See also: Final High School Top 50 Poll
ROUND ROCK, Texas–Clutch is not a word those familiar with The Woodlands High baseball program often use to describe the perennial Houston-area power. Since the Highlanders’ Class 5-A Texas state championship club of 2000–a team that featured Rangers prospect Vince Sinisi–the program has consistently failed in those proverbial “clutch” situations.
Despite a wealth of talent and resources that produced district champions, nationally ranked teams, draft picks and a bevy of college players, the Highlanders had failed to advance past the regional semifinals of the Texas playoffs in five years.
So when The Woodlands went down 3-0 after two innings against Midland High in the state semifinals, a feeling of ‘here we go again’ consumed the crowd at Dell Diamond.
Then something happened–something The Woodlands had long been missing.
Trailing 3-2 in the top of the fifth inning, The Woodlands first baseman Brett Parsons delivered a perfect relay throw to catcher Mickey Armstrong to cut down Midland’s Alex Lopez at the plate.
The Highlanders answered with three runs in the bottom of the inning to erase the deficit, their reputation and any doubt about who the nation’s No. 1 high school team of 2006 is.
Following their comeback against Midland, the Highlanders defeated Katy High 5-3 in the 5-A state title game to wrap up the school’s second state championship and its first final No. 1 ranking in the Baseball America/National High School Baseball Coaches Association poll.
“This group’s a little different this year,” said coach Ron Eastman following the 38-1 season. “They’ve been able to maintain when they’ve been down to teams. This group just has that sense that they’re not going to quit. It’s a great, very unselfish group of guys.”

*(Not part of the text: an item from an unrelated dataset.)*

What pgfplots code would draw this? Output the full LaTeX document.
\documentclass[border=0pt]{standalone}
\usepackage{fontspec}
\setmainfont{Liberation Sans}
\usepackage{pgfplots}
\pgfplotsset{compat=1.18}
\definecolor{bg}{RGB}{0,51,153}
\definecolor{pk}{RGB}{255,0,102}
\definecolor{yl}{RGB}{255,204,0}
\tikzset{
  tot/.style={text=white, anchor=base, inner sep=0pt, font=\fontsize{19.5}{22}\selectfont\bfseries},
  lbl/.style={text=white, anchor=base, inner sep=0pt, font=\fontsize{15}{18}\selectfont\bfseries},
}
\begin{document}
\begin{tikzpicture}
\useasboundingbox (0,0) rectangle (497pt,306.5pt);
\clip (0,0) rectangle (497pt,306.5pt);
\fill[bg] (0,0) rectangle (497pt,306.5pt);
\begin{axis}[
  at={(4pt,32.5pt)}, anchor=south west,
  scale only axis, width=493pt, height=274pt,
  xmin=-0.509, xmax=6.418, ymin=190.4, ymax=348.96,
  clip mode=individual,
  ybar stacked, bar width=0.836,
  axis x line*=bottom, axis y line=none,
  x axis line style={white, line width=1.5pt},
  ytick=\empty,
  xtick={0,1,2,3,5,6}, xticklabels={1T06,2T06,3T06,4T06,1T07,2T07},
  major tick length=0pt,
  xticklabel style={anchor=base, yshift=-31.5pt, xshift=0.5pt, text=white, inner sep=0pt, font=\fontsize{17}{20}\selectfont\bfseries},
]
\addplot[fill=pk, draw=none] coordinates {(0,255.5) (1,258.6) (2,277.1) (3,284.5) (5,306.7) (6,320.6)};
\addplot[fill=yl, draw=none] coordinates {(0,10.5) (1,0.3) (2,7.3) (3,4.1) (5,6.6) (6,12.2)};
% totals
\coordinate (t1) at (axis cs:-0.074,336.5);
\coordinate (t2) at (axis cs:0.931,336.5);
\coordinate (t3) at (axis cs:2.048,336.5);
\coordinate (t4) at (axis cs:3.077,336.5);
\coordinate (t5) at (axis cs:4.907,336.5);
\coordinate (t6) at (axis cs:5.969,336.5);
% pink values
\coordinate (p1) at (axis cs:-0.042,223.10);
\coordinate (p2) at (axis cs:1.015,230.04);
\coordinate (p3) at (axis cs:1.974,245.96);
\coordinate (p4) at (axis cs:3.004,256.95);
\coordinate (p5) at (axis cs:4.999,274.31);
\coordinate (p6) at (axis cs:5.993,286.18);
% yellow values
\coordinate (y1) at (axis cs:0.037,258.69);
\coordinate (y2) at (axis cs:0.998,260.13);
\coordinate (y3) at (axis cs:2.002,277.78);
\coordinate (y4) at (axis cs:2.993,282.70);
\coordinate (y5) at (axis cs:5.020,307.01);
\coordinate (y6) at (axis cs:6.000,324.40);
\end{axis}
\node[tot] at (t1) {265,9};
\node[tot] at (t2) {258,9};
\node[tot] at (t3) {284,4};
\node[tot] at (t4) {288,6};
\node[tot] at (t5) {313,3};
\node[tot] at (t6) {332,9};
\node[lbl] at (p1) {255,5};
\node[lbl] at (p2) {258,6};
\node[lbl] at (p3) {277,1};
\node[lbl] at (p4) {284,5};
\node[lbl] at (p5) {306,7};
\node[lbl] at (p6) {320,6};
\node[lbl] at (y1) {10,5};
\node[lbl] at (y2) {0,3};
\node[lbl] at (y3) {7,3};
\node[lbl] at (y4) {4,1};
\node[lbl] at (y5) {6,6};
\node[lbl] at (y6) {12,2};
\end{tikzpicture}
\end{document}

The Woodlands began the year ranked No. 7 and steadily climbed the rankings as the top teams from California, Florida and Arizona stumbled. By April 3, it had moved into the No. 1 spot and never relinquished the perch.
“They worked hard and came together as a team, really like no other I’ve ever seen,” Eastman said. “It’s very gratifying, and I’m just so happy for this group. They’ve worked so hard to get here. Our teams before this have had great kids and hard workers, but there’s something special when a team comes together.”
In Eastman’s estimation, that happened sometime around March 11, when the Highlanders downed defending 5-A champ Kingwood High 9-1 at the Minute Maid High School Classic at Minute Maid Park. The victory against Kingwood came a week after The Woodlands lost its only game of the season to Flower Mound, and was the fifth of 31 in a row it would tally to finish the championship season. The talented individuals meshed to form a unified team and that–universally voiced by players and coaches alike–was the linchpin.
“The younger guys in this group definitely got along with the older guys better,” said senior righthander Steven Maxwell. “That’s the main thing. We hung out together every single weekend, and we just got along better. When it came down to it, the team was what mattered the most.”
Aptitude And Attitude
Fostering that atmosphere at The Woodlands isn’t easy. From the time players reach high school in Houston they’re well seasoned on the spirit of competition. Youth and prep travel teams endure arduous summer and fall schedules that make Texas’ brand of high school baseball sharp, clean and generally well played. Even though Eastman is annually inheriting underclassmen that are above-average players, they often come from wealthy homes with egos that might match their baseball acumen.
This group had it all, however, playing with talent and chemistry and were led by Kyle Drabek, the son of the 1990 National League Cy Young award winner Doug Drabek. Just 72 hours removed from being the Phillies’ first-round draft pick, Kyle got the win against Midland in the semifinals and hit a three-run homer in the first inning against Katy.
Kyle is as well known for his thunderbolt arm as his combustible temperament, and he etched his name into Texas high school baseball lore by going 14-0, 1.00 as a senior with 1.00 ERA with 155 strikeouts in 91 innings.
In the championship game, however, it was the Texas Christian-bound Maxwell who got the ball and he went the distance against Katy, scattering seven hits to cap a season in which he matched Drabek win for win, and finished 14-0, 1.27.
He and Drabek accounted for 28 of The Woodlands’ 38 wins. Senior third baseman Paul Goldschmidt batted .315-8-44 and was lauded for his leadership, not on easy task on a team with such talent.
Six starters from the title game return next year, including an outfield of Brett Eibner, David Alleman and Taylor Grote, significant pieces as juniors this season. The pieces are in place for Eastman again, and he hopes to clutch them together just as he did this year.